Regarding the code used in formal verification, whether in specifications, extractions, or theorem proving, it is incumbent upon practitioners to maximize clarity. With AI improving dramatically in recent years, one could argue that 'code quality' matters less and less. By the same token, AI agents can easily rewrite code for clarity, and as long as human validation is part of the process of producing critical systems, it is prudent to use abstractions and patterns of development that make the code readable.
Regarding organization, a particular practice we suggest is having a small number of encapsulating theorems. It is harder to reason upward from many small individual theorems to a statement about the system in its entirety, and global theorems likely imply that more expressive abstractions exist.

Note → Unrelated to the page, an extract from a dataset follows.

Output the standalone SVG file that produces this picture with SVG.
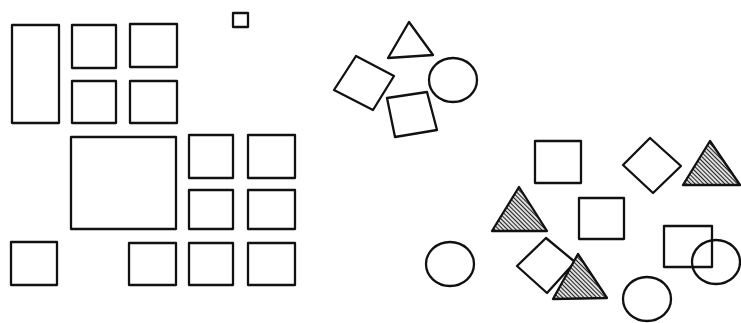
<svg xmlns="http://www.w3.org/2000/svg" width="741" height="323" viewBox="0 0 741 323">
<style>
.s{fill:none;stroke:#111;stroke-width:2.3;stroke-linejoin:round;stroke-linecap:round}
.w{fill:#fff;stroke:#111;stroke-width:2.3;stroke-linejoin:round}
.h{fill:url(#hatch);stroke:#111;stroke-width:2.3;stroke-linejoin:round}
</style>
<defs>
<pattern id="hatch" width="3" height="3" patternUnits="userSpaceOnUse" patternTransform="rotate(45)">
<rect width="3" height="3" fill="#fff"/>
<line x1="0" y1="1.5" x2="3" y2="1.5" stroke="#222" stroke-width="1.3"/>
</pattern>
</defs>
<rect width="741" height="323" fill="#fff"/>
<g id="grid">
<rect id="r1" class="s" x="12" y="25" width="47" height="98"/>
<rect id="r2" class="s" x="72" y="25" width="44" height="43"/>
<rect id="r3" class="s" x="130" y="24" width="47" height="43"/>
<rect id="r4" class="s" x="72" y="81" width="44" height="42"/>
<rect id="r5" class="s" x="130" y="81" width="47" height="42"/>
<rect id="r6" class="s" x="233" y="13" width="15" height="14"/>
<rect id="r7" class="s" x="71" y="137" width="105" height="92"/>
<rect id="r8" class="s" x="189" y="135" width="44" height="43"/>
<rect id="r9" class="s" x="248" y="135" width="47" height="43"/>
<rect id="r10" class="s" x="189" y="190" width="44" height="39"/>
<rect id="r11" class="s" x="248" y="190" width="47" height="39"/>
<rect id="r12" class="s" x="11" y="242" width="46" height="43"/>
<rect id="r13" class="s" x="129" y="243" width="47" height="42"/>
<rect id="r14" class="s" x="189" y="243" width="44" height="42"/>
<rect id="r15" class="s" x="248" y="243" width="47" height="42"/>
</g>
<g id="cluster">
<polygon id="t1" class="s" points="409,22 388,58 433,55"/>
<polygon id="q1" class="s" points="356,56 394,76 373,110 334,90"/>
<polygon id="q2" class="s" points="387,98 427,92 437,130 395,137"/>
<ellipse id="c1" class="s" cx="453" cy="80" rx="24" ry="22"/>
</g>
<g id="scatter">
<rect id="q3" class="s" x="535" y="141" width="46" height="42"/>
<polygon id="d1" class="s" points="650,138 681,166 653,193 623,165"/>
<polygon id="t2" class="h" points="710,141 683,185 740,185"/>
<polygon id="t3" class="h" points="519,187 492,231 547,231"/>
<rect id="q4" class="s" x="579" y="198" width="45" height="41"/>
<ellipse id="c2" class="s" cx="450" cy="264" rx="24" ry="22"/>
<polygon id="d2" class="s" points="546,238 575,262 547,293 517,266"/>
<polygon id="t4" class="h" points="578,254 553,299 607,298"/>
<rect id="q5" class="s" x="664" y="226" width="48" height="41"/>
<ellipse id="c3" class="s" cx="716" cy="262" rx="24" ry="22"/>
<ellipse id="c4" class="s" cx="647" cy="299" rx="24" ry="22"/>
</g>
</svg>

Another development practice that should be followed is explicit reproducibility from basic inputs. In the case of SP1, versions of Lean and Mathlib are specified in a README, but the extraction of SP1 to Lean is provided without an indication of which version of SP1 was used. The same holds for the reference side: the commit of the Sail RISC-V model and the ratified version of the RISC-V unprivileged ISA it corresponds to should be pinned and surfaced alongside the proofs, so that readers can tell which revision of the standard the verification is a claim about. A full reproducible build setup should be provided. The extraction should be performed and proof files rebuilt on every commit that affects the code about which verification claims are made.
Public communication should properly contextualize the progress. The Succinct announcement deserves credit for explicitly calling out assumptions, but in an attempt to simplify things for a general audience, and also due to genuine errors in the formal verification, it contained significant misleading statements.
Finally, validation is critical. For any large enough codebase, bugs are a statistical likelihood. In the case of formal verification, specifications are code and the same principle applies. Specifications and precise security goals (i.e. theorems) are difficult to get right in many cases; both humans and AIs regularly make mistakes. This must be mitigated by review processes that can be far more deterministic.
Proper testing of the validation claims, plus a review by fresh eyes and an AI, should be done before putting forward public claims about the code.
Given the strong promise of formal verification, and the general perception in many technical audiences that it is The Final Tool that makes other forms of security analysis inessential, great care is needed in communicating what has and has not been proven.